[Exercise task] In the entries below, find the line containing "Clone this chart" and the line containing "const yStep = 2;". Copy those two lines and everything between them exactly, without the pictures.

[Figure scripts]
****
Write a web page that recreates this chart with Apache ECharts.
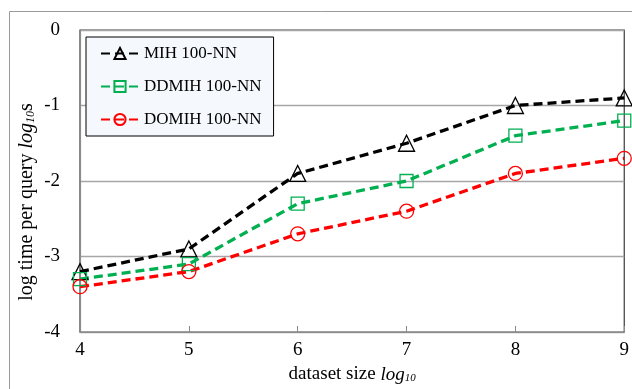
<!DOCTYPE html>
<html>
<head>
<meta charset="utf-8">
<script src="https://cdn.jsdelivr.net/npm/echarts@6/dist/echarts.min.js"></script>
<style>html,body{margin:0;padding:0;background:#fff}#c{width:632px;height:389px}</style>
</head>
<body>
<div id="c"></div>
<script>
const xValues = [4, 5, 6, 7, 8, 9];
const mih = [-3.2, -2.9, -1.9, -1.5, -1.0, -0.9];
const ddmih = [-3.3, -3.1, -2.3, -2.0, -1.4, -1.2];
const domih = [-3.4, -3.2, -2.7, -2.4, -1.9, -1.7];
const seriesNames = ['MIH 100-NN', 'DDMIH 100-NN', 'DOMIH 100-NN'];

const FONT = 'Liberation Serif';
const chart = echarts.init(document.getElementById('c'), null, {renderer: 'canvas'});

function pairs(arr) { return xValues.map((x, i) => [x, arr[i]]); }

function mk(name, data, color, symbol, size) {
  return {
    name: name, type: 'line', data: pairs(data),
    symbol: symbol, symbolSize: size,
    lineStyle: {color: color, width: 3.3, type: [9, 5]},
    itemStyle: {color: 'rgba(255,255,255,0)', borderColor: color, borderWidth: 1.3},
    emphasis: {disabled: true},
    z: 3
  };
}

chart.setOption({
  animation: false,
  backgroundColor: '#fff',
  graphic: [{
    type: 'rect', shape: {x: 9.5, y: 11.5, width: 700, height: 500},
    style: {fill: 'none', stroke: '#9a9a9a', lineWidth: 1}, z: -10
  }, {
    type: 'text', x: 27, y: 202, rotation: Math.PI / 2,
    style: {
      text: '{a|log time per query }{i|log}{s|10}{a|s}',
      align: 'center', verticalAlign: 'middle',
      rich: {
        a: {fontFamily: FONT, fontSize: 20, fill: '#000'},
        i: {fontFamily: FONT, fontSize: 20, fontStyle: 'italic', fill: '#000'},
        s: {fontFamily: FONT, fontSize: 12, fontStyle: 'italic', fill: '#000', padding: [8, 0, 0, 0]}
      }
    }
  }],
  grid: {left: 80, right: 6, top: 30, bottom: 52, show: true, borderColor: '#3a3a3a', borderWidth: 1.2, backgroundColor: '#fff'},
  legend: {
    left: 86, top: 37, orient: 'vertical',
    backgroundColor: '#f5f8fc', borderColor: '#000', borderWidth: 1,
    padding: [8, 12, 8, 14], itemGap: 16,
    itemWidth: 38, itemHeight: 14,
    textStyle: {fontFamily: FONT, fontSize: 17, color: '#000'},
    data: seriesNames
  },
  xAxis: {
    type: 'value', min: 4, max: 9, interval: 1,
    axisLine: {show: true, onZero: false, lineStyle: {color: '#8c8c8c', width: 1.2}},
    axisTick: {show: true, inside: true, length: 6, lineStyle: {color: '#8c8c8c'}},
    splitLine: {show: false},
    axisLabel: {fontFamily: FONT, fontSize: 19, color: '#000', margin: 9},
    name: '{a|dataset size }{i|log}{s|10}',
    nameLocation: 'middle', nameGap: 33,
    nameTextStyle: {
      rich: {
        a: {fontFamily: FONT, fontSize: 19, color: '#000'},
        i: {fontFamily: FONT, fontSize: 19, fontStyle: 'italic', color: '#000'},
        s: {fontFamily: FONT, fontSize: 11, fontStyle: 'italic', color: '#000', padding: [7, 0, 0, 0]}
      }
    }
  },
  yAxis: {
    type: 'value', min: -4, max: 0, interval: 1,
    axisLine: {show: true, onZero: false, lineStyle: {color: '#8c8c8c', width: 1.2}},
    axisTick: {show: false},
    splitLine: {show: true, lineStyle: {color: '#a6a6a6', width: 1.3}},
    axisLabel: {fontFamily: FONT, fontSize: 19, color: '#000', margin: 20}
  },
  series: [
    mk(seriesNames[0], mih, '#000000', 'triangle', 16),
    mk(seriesNames[1], ddmih, '#00b050', 'rect', 13),
    mk(seriesNames[2], domih, '#ff0000', 'circle', 14)
  ]
});
</script>
</body>
</html>
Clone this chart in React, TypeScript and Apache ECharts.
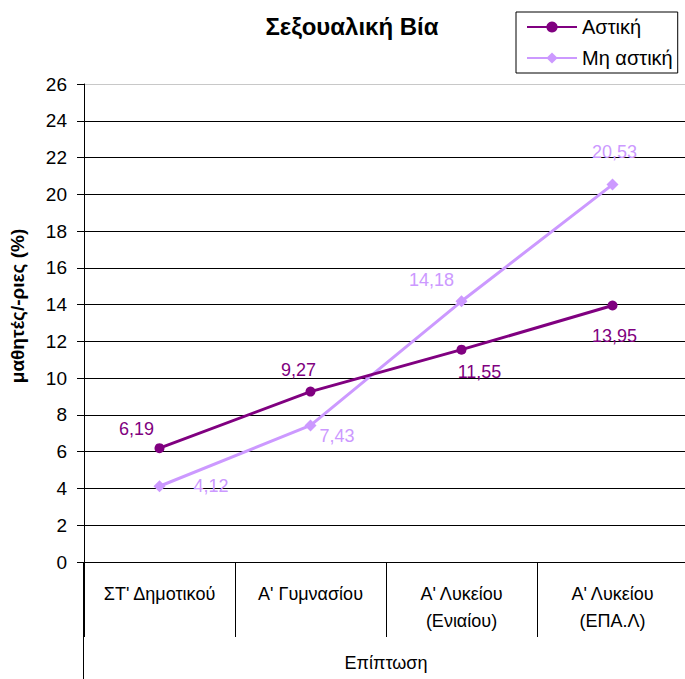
import { useEffect, useRef } from "react";
import * as echarts from "echarts";

const categories = [
  "ΣΤ' Δημοτικού",
  "Α' Γυμνασίου",
  "Α' Λυκείου\n(Ενιαίου)",
  "Α' Λυκείου\n(ΕΠΑ.Λ)",
];
const urbanValues = [6.19, 9.27, 11.55, 13.95];
const nonUrbanValues = [4.12, 7.43, 14.18, 20.53];
const seriesNames = ["Αστική", "Μη αστική"];
const yMin = 0;
const yMax = 26;
const yStep = 2;

// label placement (style only)
const urbanLabelPos = [
  { position: "top", offset: [-23, 0] },
  { position: "top", offset: [-12, -3] },
  { position: "bottom", offset: [18, 3] },
  { position: "bottom", offset: [2, 11] },
];
const nonUrbanLabelPos = [
  { position: "right", offset: [23, 0] },
  { position: "right", offset: [-2, 11] },
  { position: "top", offset: [-30, -1] },
  { position: "top", offset: [2, -13] },
];

const fmt = (v: number) => v.toFixed(2).replace(".", ",");
const FONT = "'Liberation Sans', Arial, sans-serif";

export default function App() {
  const ref = useRef<HTMLDivElement>(null);
  useEffect(() => {
    if (!ref.current) return;
    const chart = echarts.init(ref.current, null, { renderer: "svg" });
    const nLines = (yMax - yMin) / yStep + 1;
    const splitColors = Array.from({ length: nLines }, (_, i) =>
      i === nLines - 1 ? "#c8c8c8" : "#000"
    );
    chart.setOption({
      animation: false,
      backgroundColor: "#fff",
      textStyle: { fontFamily: FONT },
      title: {
        text: "Σεξουαλική Βία",
        left: 347,
        textAlign: "center",
        top: 9,
        textStyle: { fontSize: 24, fontWeight: "bold", color: "#000", fontFamily: FONT },
      },
      legend: {
        orient: "vertical",
        left: 516,
        top: 12,
        padding: [5, 5, 5, 10],
        itemGap: 11,
        itemWidth: 50,
        itemHeight: 14,
        borderColor: "#000",
        borderWidth: 1,
        backgroundColor: "#fff",
        textStyle: { fontSize: 20, color: "#000", fontFamily: FONT },
        data: seriesNames,
      },
      grid: { left: 83, right: 0, top: 84, bottom: 117, containLabel: false },
      xAxis: {
        type: "category",
        data: categories,
        boundaryGap: true,
        name: "Επίπτωση",
        nameLocation: "middle",
        nameGap: 92,
        nameTextStyle: { fontSize: 18, color: "#000", fontFamily: FONT },
        axisLine: { show: true, lineStyle: { color: "#000", width: 1 } },
        axisTick: { show: true, interval: 0, length: 75, lineStyle: { color: "#000" } },
        axisLabel: {
          interval: 0,
          margin: 18,
          fontSize: 18,
          lineHeight: 27,
          color: "#000",
          fontFamily: FONT,
        },
        splitLine: { show: false },
      },
      yAxis: {
        type: "value",
        min: yMin,
        max: yMax,
        interval: yStep,
        name: "μαθητές/-ριες (%)",
        nameLocation: "middle",
        nameGap: 57,
        nameRotate: 90,
        nameTextStyle: {
          fontSize: 19,
          fontWeight: "bold",
          color: "#000",
          fontFamily: FONT,
          padding: [0, 0, 0, 34],
        },
        axisLine: { show: true, lineStyle: { color: "#000", width: 1 } },
        axisTick: { show: true, length: 7, lineStyle: { color: "#000" } },
        axisLabel: { fontSize: 19, color: "#000", margin: 17, fontFamily: FONT },
        splitLine: { show: true, lineStyle: { color: splitColors, width: 1 } },
      },
      series: [
        {
          name: seriesNames[0],
          type: "line",
          data: urbanValues.map((v, i) => ({ value: v, label: urbanLabelPos[i] })),
          symbol: "circle",
          symbolSize: 10,
          lineStyle: { color: "#800080", width: 3 },
          itemStyle: { color: "#800080" },
          label: {
            show: true,
            formatter: (p: any) => fmt(p.value),
            fontSize: 18,
            color: "#800080",
            fontFamily: FONT,
          },
          z: 3,
        },
        {
          name: seriesNames[1],
          type: "line",
          data: nonUrbanValues.map((v, i) => ({ value: v, label: nonUrbanLabelPos[i] })),
          symbol: "diamond",
          symbolSize: 12,
          lineStyle: { color: "#CC99FF", width: 3 },
          itemStyle: { color: "#CC99FF" },
          label: {
            show: true,
            formatter: (p: any) => fmt(p.value),
            fontSize: 18,
            color: "#CC99FF",
            fontFamily: FONT,
          },
          z: 2,
        },
      ],
      graphic: [
        {
          type: "line",
          shape: { x1: 83.5, y1: 562, x2: 83.5, y2: 679 },
          style: { stroke: "#000", lineWidth: 1 },
        },
      ],
    });
    return () => chart.dispose();
  }, []);
  return (
    <div style={{ position: "absolute", left: 0, top: 0, width: 685, height: 679, overflow: "hidden" }}>
      <div ref={ref} style={{ width: 688, height: 679 }} />
    </div>
  );
}
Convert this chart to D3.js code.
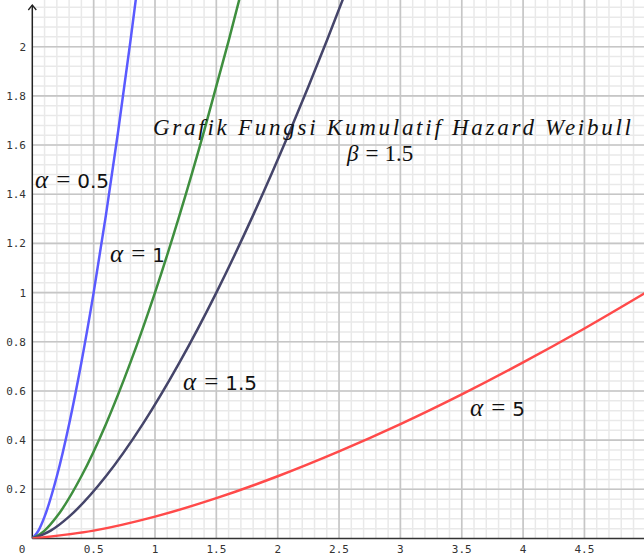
<!DOCTYPE html>
<html>
<head>
<meta charset="utf-8">
<script src="https://cdn.jsdelivr.net/npm/d3@7"></script>
<style>
  body { margin: 0; background: #fff; }
  svg { display: block; }
</style>
</head>
<body>
<script>
// values (x, cumulative hazard)
var xBlue  = [0, 0.05, 0.1, 0.2, 0.3, 0.4, 0.5, 0.6, 0.7, 0.8, 0.85];
var yBlue  = [0, 0.032, 0.089, 0.253, 0.465, 0.716, 1.0, 1.315, 1.657, 2.024, 2.217];
var xGreen = [0, 0.1, 0.2, 0.4, 0.6, 0.8, 1.0, 1.2, 1.4, 1.6, 1.7];
var yGreen = [0, 0.032, 0.089, 0.253, 0.465, 0.716, 1.0, 1.315, 1.657, 2.024, 2.217];
var xNavy  = [0, 0.15, 0.3, 0.6, 0.9, 1.2, 1.5, 1.8, 2.1, 2.4, 2.55];
var yNavy  = [0, 0.032, 0.089, 0.253, 0.465, 0.716, 1.0, 1.315, 1.657, 2.024, 2.217];
var xRed   = [0, 0.5, 1, 1.5, 2, 2.5, 3, 3.5, 4, 4.5, 5];
var yRed   = [0, 0.032, 0.089, 0.164, 0.253, 0.354, 0.465, 0.586, 0.716, 0.854, 1.0];

var xTicks = [0.5, 1, 1.5, 2, 2.5, 3, 3.5, 4, 4.5];
var yTicks = [0.2, 0.4, 0.6, 0.8, 1, 1.2, 1.4, 1.6, 1.8, 2];

var width = 644, height = 557;
var x0 = 32.3, y0 = 538.5;

var xScale = d3.scaleLinear().domain([0, 5]).range([x0, x0 + 5 * 122.7]);
var yScale = d3.scaleLinear().domain([0, 2]).range([y0, y0 - 2 * 245.9]);

var svg = d3.select("body").append("svg")
    .attr("width", width)
    .attr("height", height);

var xMax = xScale.invert(width), yMax = yScale.invert(0);

// minor grid
var minorX = d3.range(0.1, xMax, 0.1);
var minorY = d3.range(0.04, yMax, 0.04);
svg.append("g").selectAll("line").data(minorX).enter().append("line")
    .attr("x1", function(d){ return xScale(d); }).attr("x2", function(d){ return xScale(d); })
    .attr("y1", 0).attr("y2", y0)
    .attr("stroke", "#e9e9e9").attr("stroke-width", 1.5);
svg.append("g").selectAll("line").data(minorY).enter().append("line")
    .attr("x1", x0).attr("x2", width)
    .attr("y1", function(d){ return yScale(d); }).attr("y2", function(d){ return yScale(d); })
    .attr("stroke", "#e9e9e9").attr("stroke-width", 1.5);

// major grid
svg.append("g").selectAll("line").data(xTicks).enter().append("line")
    .attr("x1", function(d){ return xScale(d); }).attr("x2", function(d){ return xScale(d); })
    .attr("y1", 0).attr("y2", y0)
    .attr("stroke", "#c6c6c6").attr("stroke-width", 1.6);
svg.append("g").selectAll("line").data(yTicks).enter().append("line")
    .attr("x1", x0).attr("x2", width)
    .attr("y1", function(d){ return yScale(d); }).attr("y2", function(d){ return yScale(d); })
    .attr("stroke", "#c6c6c6").attr("stroke-width", 1.6);

// axes lines
svg.append("line").attr("x1", x0).attr("x2", width).attr("y1", y0).attr("y2", y0)
    .attr("stroke", "#333").attr("stroke-width", 1.5);
svg.append("line").attr("x1", x0).attr("x2", x0).attr("y1", y0).attr("y2", 5)
    .attr("stroke", "#222").attr("stroke-width", 1.5);
svg.append("path").attr("d", "M" + (x0 - 4) + ",10 L" + x0 + ",5 L" + (x0 + 4) + ",10")
    .attr("fill", "none").attr("stroke", "#222").attr("stroke-width", 1.3);

// tick labels
var tickFont = "'DejaVu Sans Mono', monospace";
svg.append("g").selectAll("text").data(xTicks).enter().append("text")
    .attr("x", function(d){ return xScale(d); })
    .attr("y", 553)
    .attr("text-anchor", "middle")
    .attr("font-family", tickFont).attr("font-size", 11).attr("fill", "#333")
    .text(function(d){ return d; });
svg.append("g").selectAll("text").data(yTicks).enter().append("text")
    .attr("x", 26)
    .attr("y", function(d){ return yScale(d) + 4; })
    .attr("text-anchor", "end")
    .attr("font-family", tickFont).attr("font-size", 11).attr("fill", "#333")
    .text(function(d){ return d; });
svg.append("text").attr("x", 22).attr("y", 553).attr("text-anchor", "middle")
    .attr("font-family", tickFont).attr("font-size", 11).attr("fill", "#333").text("0");

// curves
svg.append("clipPath").attr("id", "plot").append("rect")
    .attr("x", x0).attr("y", 0).attr("width", width - x0).attr("height", y0);

var series = [
    {xs: xBlue,  ys: yBlue,  color: "#5a5aff"},
    {xs: xGreen, ys: yGreen, color: "#3f8f3f"},
    {xs: xNavy,  ys: yNavy,  color: "#45456a"},
    {xs: xRed,   ys: yRed,   color: "#ff4a4a"}
];
var line = d3.line()
    .x(function(d){ return xScale(d[0]); })
    .y(function(d){ return yScale(d[1]); })
    .curve(d3.curveMonotoneX);

svg.append("g").attr("clip-path", "url(#plot)")
    .selectAll("path").data(series).enter().append("path")
    .attr("d", function(s){ return line(d3.zip(s.xs, s.ys)); })
    .attr("fill", "none")
    .attr("stroke", function(d){ return d.color; })
    .attr("stroke-width", 2.5);

// curve labels
var serifF = "'Liberation Serif', serif";
var sans = "'DejaVu Sans', sans-serif";
var labels = [
    {t: "0.5", x: 35, y: 188},
    {t: "1", x: 110, y: 262},
    {t: "1.5", x: 183, y: 390},
    {t: "5", x: 470, y: 416}
];
labels.forEach(function(l) {
    var t = svg.append("text").attr("x", l.x).attr("y", l.y)
        .attr("font-size", 20).attr("fill", "#111");
    t.append("tspan").attr("font-family", serifF)
        .attr("font-style", "italic").attr("font-size", 25).text("\u03b1");
    t.append("tspan").attr("font-family", serifF)
        .attr("font-size", 25).attr("dx", 8).text("=");
    t.append("tspan").attr("font-family", sans).attr("dx", 7).text(l.t);
});

// title
svg.append("text").attr("x", 153).attr("y", 135)
    .attr("font-family", serifF).attr("font-style", "italic")
    .attr("font-size", 23).attr("fill", "#111")
    .attr("textLength", 478).attr("lengthAdjust", "spacing")
    .text("Grafik Fungsi Kumulatif Hazard Weibull");
var b = svg.append("text").attr("x", 347).attr("y", 161)
    .attr("font-family", serifF)
    .attr("font-size", 23).attr("fill", "#111");
b.append("tspan").attr("font-style", "italic").text("\u03b2");
b.append("tspan").attr("dx", 7).text("=");
b.append("tspan").attr("dx", 6).text("1.5");
</script>
</body>
</html>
****
[Right answer]
Clone this chart in React, TypeScript and Apache ECharts.
import { useEffect, useRef } from "react";
import * as echarts from "echarts";

const categories = [
  "ΣΤ' Δημοτικού",
  "Α' Γυμνασίου",
  "Α' Λυκείου\n(Ενιαίου)",
  "Α' Λυκείου\n(ΕΠΑ.Λ)",
];
const urbanValues = [6.19, 9.27, 11.55, 13.95];
const nonUrbanValues = [4.12, 7.43, 14.18, 20.53];
const seriesNames = ["Αστική", "Μη αστική"];
const yMin = 0;
const yMax = 26;
const yStep = 2;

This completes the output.